Through the comparison of the operation time, it can be seen that the multiscale decomposition method of wavelet transform can effectively reduce the operation time. The fusion process of the spatial domain is put into operation after frequency domain decomposition. The decomposition operation process is divided into several threads, which reduces the operating pressure of each thread. The data show that the improvement effect is remarkable.

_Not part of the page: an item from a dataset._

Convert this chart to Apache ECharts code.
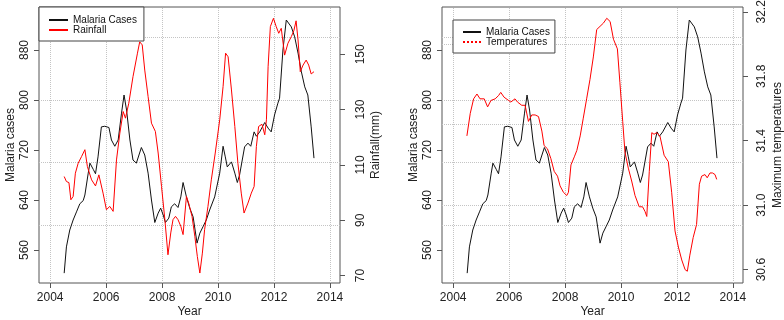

According to the results, the DWT-SR algorithm provides better contrast. That is, the image is clearer. To sum up, DWT-SR is more suitable for multi-focus image fusion [29,30,31] in the microscopic scene than others. With regard to CPU response time, DWT-SR’s operation speed is faster than the SR algorithm, which is increased by one order of magnitude and improves the existing problems. The DWT algorithm does not require sparse approximation for each image block, so the calculation speed of the DWT method is higher than that of the DWT-SR method. However, the effect of the DWT algorithm is worse than the DWT-SR method for the same reason.

This paper focuses on the image fusion algorithm based on DWT and SR image fusion algorithm optimized by DWT. The DWT-SR algorithm obtains the fusion image, which processes higher contrast and more details. It also improves the problem that dictionary training and sparse approximation take a long training time. In the specific practical application, we can have better access to precise texture information.